Five nines is the way people like to talk about the level of reliably - five nines means that 99.999 pecent of the time a service is up. To recover "five nines of reliability" after a 30 minute technical failure would seem to imply that the service now needs to go uninterupted for the next 5+ years. Few services are five nines but the goal is there because the utility of a service is tied our degree of trust that it will reliably function. TV, for example, is much more reliable then "Internet TV."

Other items in our life are surprisingly reliable. Cars are a good example. Even in those cases, we often choose a car maker based on the level of reliability that the manufacturer has demonstrated. This is a good indication of how much we value reliability. The struggling US automakers did not seem to have taken seriously enough this expectation and when the Japanese attained a level of quality that sufficiently surpassed the US makers, many Americans switched and never went back.

In my opinion, until "live Internet broadcasts" attain a significantly higher level or reliability, they will not attract much of an audience. This problem plagues many "utility" aspects of Computer-based services. The company that takes five nines seriously might expect to reap significant benefits.

Wednesday, July 1, 2009

A pristine machine, remote desktop, and unity

I finally had to wipe clean my Windows XP 64-bit edition. I had no idea that Microsoft would orphan an OS to the extent that they have this one; so far as I can tell, the only way to "upgrade" is to do a complete install of a different OS. So that is what I did.
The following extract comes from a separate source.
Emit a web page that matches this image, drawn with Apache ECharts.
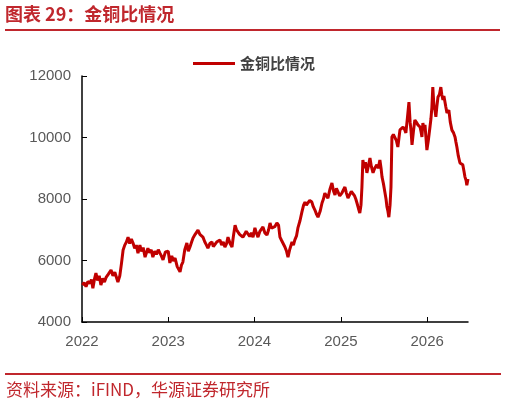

I dreaded having to install all of the apps that I had before. Then I had an epipphany - why install anything other then a web browser? So I decided to do that and use Remote Desktop to access my e-mail from my main development machine in my office.

There is something quite lovely about this setup - e-mail is totally readable in this manner and I no longer have two Outlook in-boxes to cope with. There is a nice feeling about having a minimal machine - perhaps this feeling is really a response to the crufty state my machine had gotten into over a number of years. I'm sure that I will install more apps but for now, I am enjoying the simplicity.

I wish that Remote Desktop had a "unity mode" ala VMWare. This would allow a smooth integration of remote and local functions. Arguably, this should be easier then Unity if the local and remote desktops are the same OS - one can have a notion of local and remote apps and you simply launch them locally or remotely and that is that. You might want to merge the desktops.

The bliss of this situation will of course vanish as soon as I have to go out of town but perhaps I'll simply use web access to my e-mail. Alternately, I could screw around to make remote desktop accessible from the web - something that seems worriesome.

The main realization I have from this experience is that my laptop is for the most part an e-mail and browsing machine. And yet, it would not be adequate for it to be limited to these functions. Remote desktop gives me a window into a richer environment and that may be all I need - time will tell.

In contrast, my development machine, which has three screens that make it a much more "information expansive" machine then the laptop. The cheapness of LCD monitors has made this setup really very practical (I tend to by the monitor size that is just one or two steps below the "state of the art" and, as such, vastly cheaper). It is interesting to me that the many monitors environment really makes a laptop (even one with a large screen) seem ackward for any kind of serious development activity: I do mechanical, hardware, software, and some graphics design and it appears true for all of these scenarios.

I now have four major "computer-like" devices that are in different form factors:

iPhone
Kindle DX
Laptop
Desktop with many monitors

I can imagine the Kindle DX and the laptop merging in some way - particularly if remote desktop were sufficiently performant. The iPhone and desktop appear to hold useful niches - very compact and information rich. This makes me think that this "middle area" will be the most exciting one in the near future.